Этот термин, удобный, но исключительно нечеткий, также нуждается в определении. Скажу поэтому, что словом «историзм» я намерен называть попытки художников и эстетиков XIX века встроить современность (их «современность») в последовательность исторических стилей, точнее – разработать для XIX столетия современный стиль, равнозначный по своим художественным качествам и некоей психологической достоверности всем стилям прошлых эпох. Эти попытки и сами участники художественного процесса, и ближайшие наблюдатели воспринимали как провальные, поскольку, по сравнению с прежними временами, все успело измениться и
Однако работа, в успех которой никто не верил, не прекращалась.
Убеждение людей XIX столетия в необходимости такой работы было основано на представлении о существовании законов истории, которые, в частности, предполагают, что каждая состоявшаяся историческая эпоха должна иметь свое визуальное проявление, свое лицо, в виде отчетливо выраженного стиля искусства. Критикой философского историзма (ставшего в русском переводе «историцизмом») мы обязаны Карлу Попперу, и пересказывать содержание его «Нищеты историцизма» здесь было бы излишне. Существует также книга Дэвида Уоткина «Мораль и архитектура»3, в которой автор, опираясь на идеи Поппера, не только защищает автономию архитектуры, но и детально разбирает аргументы теоретиков (правда, преимущественно англоязычных), склонных видеть в ней индикатор состояния общественных институтов или строительных технологий. «Каждому времени свое искусство, каждому искусству – свою свободу», – такая надпись красуется на фасаде здания венского Сецессиона (1898). С этой точки зрения XIX век, бесконечно перебирающий исторические образцы, но лишенный собственного лица, должен был представляться странной аномалией.
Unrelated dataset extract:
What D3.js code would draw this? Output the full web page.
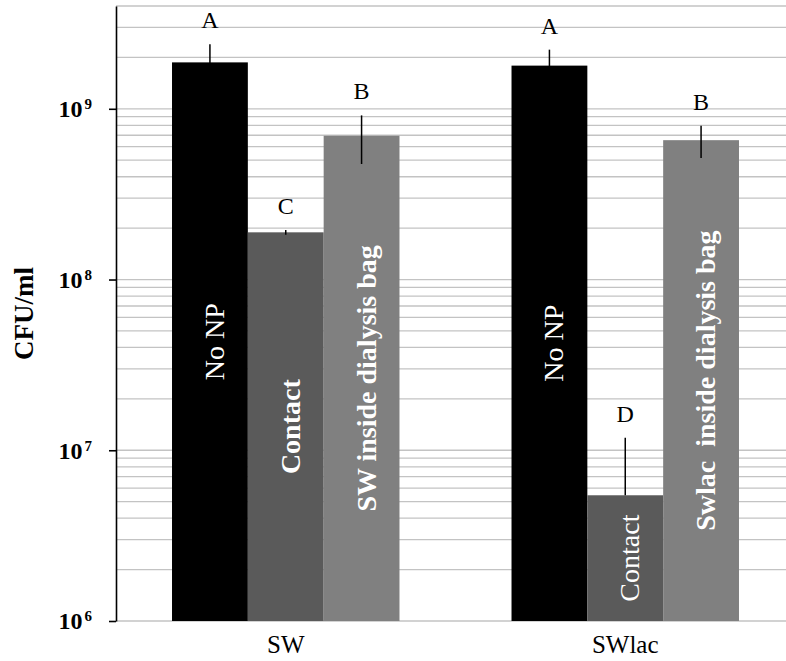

Сейчас можно видеть не только то, что XIX век все-таки обладал собственным лицом, но и что та эпоха уже успела пережить разрыв исторической преемственности, который современники почему-то не торопились осознать в таком качестве. Это все равно случилось, хотя и намного позднее, после окончания Первой мировой войны.
Если историзм XIX века пытался найти способ встроиться в исторический нарратив большой длительности, начинавшийся одновременно с цивилизацией, то для нас непосредственно переживаемая традиция полностью укладывается в хронологические рамки ХХ века (т. е. наше мышление остается историцистским, но выбор доступных для подражания образцов сильно сужается). Кошмар истории не исчезает, только большая история (исчисляемая от сотворения мира) сменяется малой (от сотворения «Черного квадрата»), в которой тем не менее ужасов нисколько не меньше.
Клемент Гринберг в классической статье «Авангард и китч» (1939)4 формулирует занимающую нас оппозицию по-другому: либо радикальное обновление художественного языка, либо эксплуатация привычных и комфортных образов. Но можно ли приравнять занимающий нас историзм к китчу? Похоже, что нет. Парадоксальным образом, историзм оказывается ближе к авангарду, поскольку основан на поиске своего места в истории, т. е. ориентирован на прагматику5. Историзирующий же китч делает вид, что преемственность не нарушалась и вопросы прагматики тем самым не важны.
Возможно, разрыв традиции – одно из наиболее частых исторических событий. Катастрофы происходят намного чаще, чем выдаются периоды спокойствия, позволяющие рассуждать обо всем в терминах постепенной и равномерной эволюции. Барочный опыт новизны, разрыва прямой исторической преемственности и осознания ненормальности мира обошелся человечеству очень дорого, но именно поэтому он может быть ценным для нас.